Okaloosa County School District Superintendent Marcus Chambers told the board at its Dec. 8 workshop that declining enrollment combined with money flowing through the Family Empowerment Scholarship (FES) program is creating a significant fiscal challenge for the district.
Chambers said the district’s current student body stands at 27,829 and noted that, across Okaloosa, state‑funded scholarships — including FES and PEP allocations — reduce the number of students for which the district receives state FTE funding. “There are 4,935 scholarships in Okaloosa,” Chambers said during his presentation, adding district staff estimate roughly 3,300 FES recipients and about 1,633 other scholarship allocations.
Why it matters: the district presented an illustrative tally showing about $30,000,000 associated with FES and another $13,000,000 with PEP‑style scholarships — a combined outflow of about $43,000,000 that “comes in and goes right back out,” in the superintendent’s words. Those dollars leave the district’s FTE funding base and complicate multi‑year budgeting as enrollment projections are revised downward.
Board members and staff emphasized multiple causes: expanded school choice options and scholarships, long‑term demographic change (falling birth rates and lower fertility noted in state‑wide forecasts) and local housing patterns that leave many neighborhoods with few school‑age children. As Chambers put it, the district is seeing “the tale of two counties” with growth concentrated in the North End and declines south of the Shoal River.

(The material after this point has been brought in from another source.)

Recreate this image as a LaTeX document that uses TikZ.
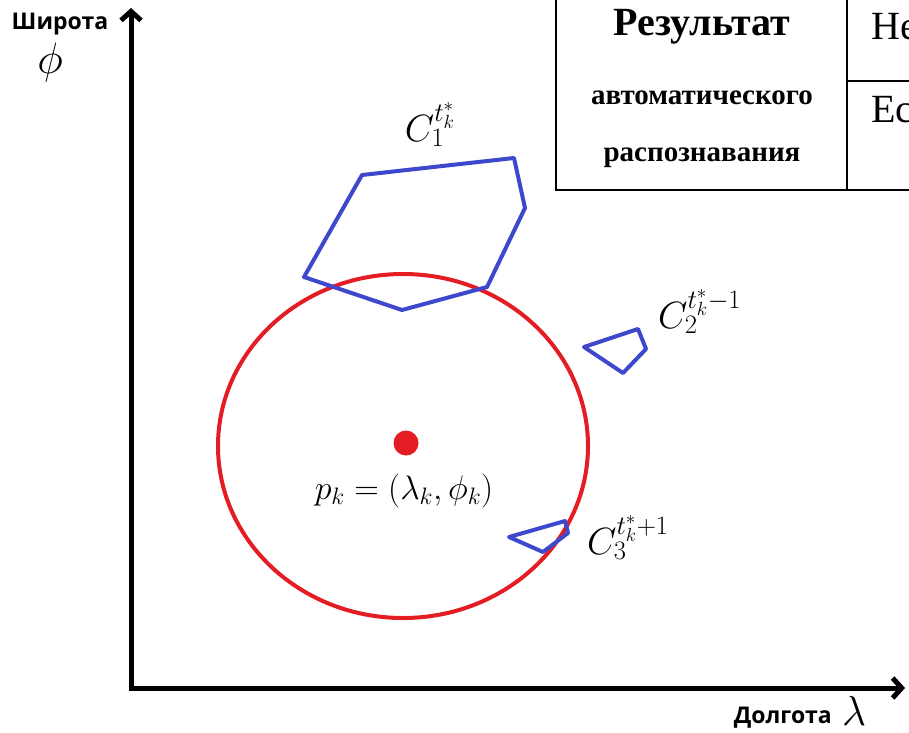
\documentclass[tikz,border=0pt]{standalone}
\usepackage{fix-cm}
\usepackage{fontspec}
\setmainfont{Liberation Serif}
\newfontfamily\axisfont{Open Sans}
\usetikzlibrary{arrows.meta}
\definecolor{zonered}{RGB}{228,28,36}
\definecolor{regionblue}{RGB}{62,72,204}

\begin{document}
\begin{tikzpicture}[
    x=1pt, y=-1pt,
    axis/.style={line width=5pt, -{Straight Barb[length=9pt, width=20pt]}},
    region/.style={draw=regionblue, line width=4pt, line join=round},
    zone/.style={draw=zonered, line width=4pt},
    cell/.style={line width=1.6pt},
    axislabel/.style={font=\axisfont\bfseries\fontsize{23}{26}\selectfont, inner sep=0pt},
    mathlabel/.style={font=\fontsize{38}{40}\selectfont, inner sep=0pt},
    tabhead/.style={font=\bfseries\fontsize{29}{32}\selectfont, inner sep=0pt}
]

    \useasboundingbox (0,0) rectangle (909,732);
    \clip (0,0) rectangle (909,732);

    % Axes
    \coordinate (origin) at (131,688);
    \coordinate (ytip) at (131,8);
    \coordinate (xtip) at (905,688);
    \draw[axis] ([yshift=-2.5pt]origin) -- (ytip);
    \draw[axis] ([xshift=-2.5pt]origin) -- (xtip);

    % Axis labels
    \node[axislabel] (lat) at (60,24) {Широта};
    \node[mathlabel, font=\fontsize{44}{46}\selectfont] (phi) at (50,62) {$\phi$};
    \node[axislabel, anchor=east] (lon) at (832,718) {Долгота};
    \node[mathlabel, font=\fontsize{42}{44}\selectfont, anchor=west] (lam) at (842,711) {$\lambda$};

    % Search zone
    \draw[zone] (403,446) ellipse [x radius=185, y radius=172];
    \node[circle, fill=zonered, minimum size=25pt, inner sep=0pt] (pk) at (406,443) {};
    \node[font=\fontsize{34}{36}\selectfont, inner sep=0pt] (pklabel) at (404,491) {$p_k = (\lambda_k, \phi_k)$};

    % Candidate regions
    \draw[region] (362,175) -- (514,158) -- (525,208) -- (487,287) -- (402,310) -- (304,277) -- cycle;
    \draw[region] (584,347) -- (638,329) -- (646,349) -- (623,373) -- cycle;
    \draw[region] (509,537) -- (565,521) -- (568,533) -- (543,552) -- cycle;

    % Region labels
    \node[mathlabel] (c1) at (430,125) {$C_1^{t_k^*}$};
    \node[mathlabel, anchor=west] (c2) at (658,312) {$C_2^{t_k^*-1}$};
    \node[mathlabel, anchor=west] (c3) at (587,538) {$C_3^{t_k^*+1}$};

    % Table
    \draw[cell] (556,-10) rectangle (930,190);
    \draw[cell] (847,-10) -- (847,190);
    \draw[cell] (847,81) -- (930,81);
    \node[font=\bfseries\fontsize{40}{42}\selectfont, inner sep=0pt] (head) at (702,27) {Результат};
    \node[tabhead] (head2) at (702,98) {автоматического};
    \node[tabhead] (head3) at (702,158) {распознавания};
    \node[font=\fontsize{40}{42}\selectfont, inner sep=0pt, anchor=west] (val1) at (871,27) {Не};
    \node[font=\fontsize{40}{42}\selectfont, inner sep=0pt, anchor=west] (val2) at (871,110) {Ес};

\end{tikzpicture}
\end{document}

District response and near‑term actions: Chambers said staff will present a recommendation to the board at its Jan. 12 meeting focused on options for balancing operations if current enrollment forecasts hold. He outlined several policy levers under review: administrative reorganizations (staff estimated a first‑step restructure would save $358,954 across the coming year), tighter enrollment tracking, reviewing co‑location with charter schools, and targeted community outreach. “We have to be responsible with the dollars that we have and make decisions accordingly,” Chambers told the board.
What the board discussed: members asked for clearer data on how many scholarship recipients never attended Okaloosa schools (staff said roughly three‑quarters of the FES recipients did not previously attend district schools) and pressed for more precise fiscal modeling. Several board members urged stronger communications with community partners — including county commissioners, chambers of commerce and military base liaisons — to address housing affordability and workforce recruitment, both of which the district identified as contributors to enrollment pressure.
Context and next steps: staff said the district’s 10‑year forecast projects net K‑5 losses of roughly 604 students countywide and larger declines south of the Shoal River; high‑school and middle‑school projections vary by zone. Chambers said the district will continue monthly and quarterly enrollment monitoring and will return with detailed recommendations in January, including specific cost‑reduction steps and potential policy changes.
Provenance: Superintendent presentation and board discussion summarizing FES and enrollment forecasts (district presentation, Dec. 8 workshop).